I have loved all Ferdinand Mount's books until this one which was not to my taste. He mentions a lot of famous people along the way but I found this book boring. Although he is a wonderful writer, I didn't like the writing style of this book. This is the first time I ever found one of his books boring. I gave up three-quarter way through.
I would say this book tops my list of “required me to google a word or name most frequently”. Hugely interesting and entertaining throughout, how he recalls and documents his life and that of those around him in such detail is beyond me!
I’ve actually been struggling with this Book for over a week. The author possesses an absolute talent for name dropping and making what should have been fascinating, mundane. I’m off to find something more interesting, chick lit perhaps...
Ferdinand Mount was born in 1939, the son of a steeplechase jockey, and brought up on Salisbury Plain. After being educated at Eton and Oxford, he made various false starts as a children's nanny, a gossip columnist, bagman to Selwyn Lloyd, and leader-writer on the doomed Daily Sketch.
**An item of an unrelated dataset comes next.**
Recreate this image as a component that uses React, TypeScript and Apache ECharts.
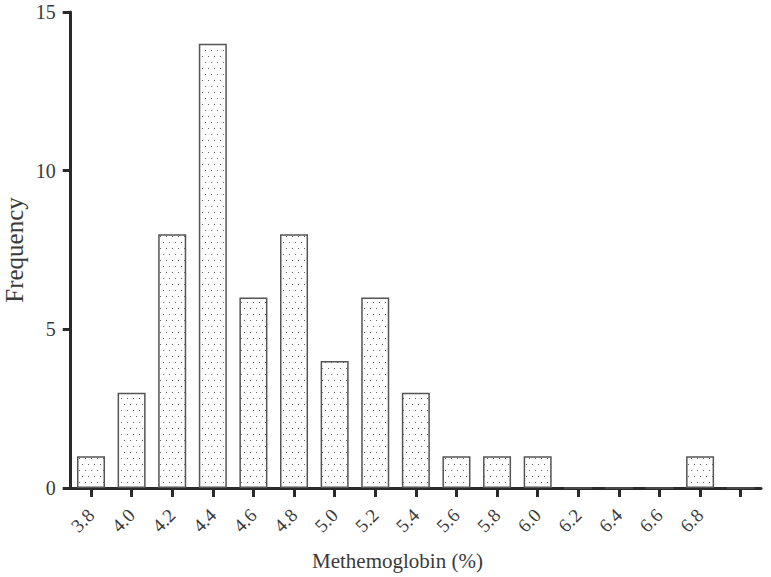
import React, { useEffect, useRef } from "react";
import * as echarts from "echarts";

const categories = ["3.8", "4.0", "4.2", "4.4", "4.6", "4.8", "5.0", "5.2", "5.4", "5.6", "5.8", "6.0", "6.2", "6.4", "6.6", "6.8", ""];
const frequencies = [1, 3, 8, 14, 6, 8, 4, 6, 3, 1, 1, 1, 0, 0, 0, 1, 0];
const yTicks = { min: 0, max: 15, interval: 5 };

function makePattern(): HTMLCanvasElement {
  const c = document.createElement("canvas");
  c.width = 6;
  c.height = 12;
  const ctx = c.getContext("2d")!;
  ctx.fillStyle = "#ffffff";
  ctx.fillRect(0, 0, 6, 12);
  ctx.fillStyle = "#666666";
  ctx.fillRect(1, 2, 1, 1);
  ctx.fillRect(4, 8, 1, 1);
  return c;
}

export default function App() {
  const ref = useRef<HTMLDivElement>(null);
  useEffect(() => {
    if (!ref.current) return;
    const chart = echarts.init(ref.current, null, { renderer: "svg" });
    const font = "'Liberation Serif', 'Times New Roman', serif";
    const axisColor = "#2a2a2a";
    const textColor = "#3a3a3a";
    chart.setOption({
      animation: false,
      backgroundColor: "#ffffff",
      grid: { left: 70.7, right: 10, top: 12, bottom: 89, containLabel: false, outerBoundsMode: "none" },
      xAxis: {
        type: "category",
        data: categories,
        boundaryGap: true,
        axisLine: { show: true, lineStyle: { color: axisColor, width: 3 } },
        axisTick: { show: true, alignWithLabel: true, length: 9, lineStyle: { color: axisColor, width: 3 } },
        axisLabel: { rotate: 45, interval: 0, margin: 24, fontFamily: font, fontSize: 19, color: textColor },
        splitLine: { show: false },
      },
      yAxis: {
        type: "value",
        min: yTicks.min,
        max: yTicks.max,
        interval: yTicks.interval,
        axisLine: { show: true, lineStyle: { color: axisColor, width: 3 } },
        axisTick: { show: true, length: 8, lineStyle: { color: axisColor, width: 3 } },
        axisLabel: { margin: 15, fontFamily: font, fontSize: 20, color: textColor },
        splitLine: { show: false },
      },
      graphic: [
        {
          type: "text",
          x: 14,
          y: 250,
          rotation: Math.PI / 2,
          style: {
            text: "Frequency",
            font: `25px ${font}`,
            fill: textColor,
            textAlign: "center",
            textVerticalAlign: "middle",
          },
        },
        {
          type: "text",
          left: 312,
          top: 550,
          style: { text: "Methemoglobin (%)", font: `21px ${font}`, fill: textColor },
        },
      ],
      series: [
        {
          type: "bar",
          data: frequencies,
          barWidth: "69%",
          itemStyle: {
            color: { image: makePattern(), repeat: "repeat" },
            borderColor: "#555555",
            borderWidth: 1.5,
          },
        },
      ],
    });
    return () => chart.dispose();
  }, []);
  return <div ref={ref} style={{ width: 771, height: 577, position: "absolute", left: 0, top: 0 }} />;
}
He later surfaced, slightly to his surprise and everyone else's, as head of Margaret Thatcher's Policy Unit. "Cold Cream" offers us an unrivalled, intimate account of life inside Number 10 during those years.
Among the beautifully turned recollections is sadness too: the loss of his grandfather, termed 'one of the Paladins of Gallipoli' by Churchill, and the unbearable slow and lonely death of his mother. "Cold Cream" is a portrait of a generation as well as a pitch-perfect anthology of experience, where every sentence is a joy to read.
"Cold Cream", published by Bloomsbury in April 2008, is a sparkling memoir that reads like a non-fictional A Dance to the Music of Time.
interesting glimpse into the lives of the very posh, the people who know everyone and get influential positions through their connections. this chap is David Cameron 's mother's cousin. his mother was a pakenham, sister of lord longford etc etc. interesting anecdotes of the great and the good, Henry blofeld at Eton already doing the cricket commentaries and so on.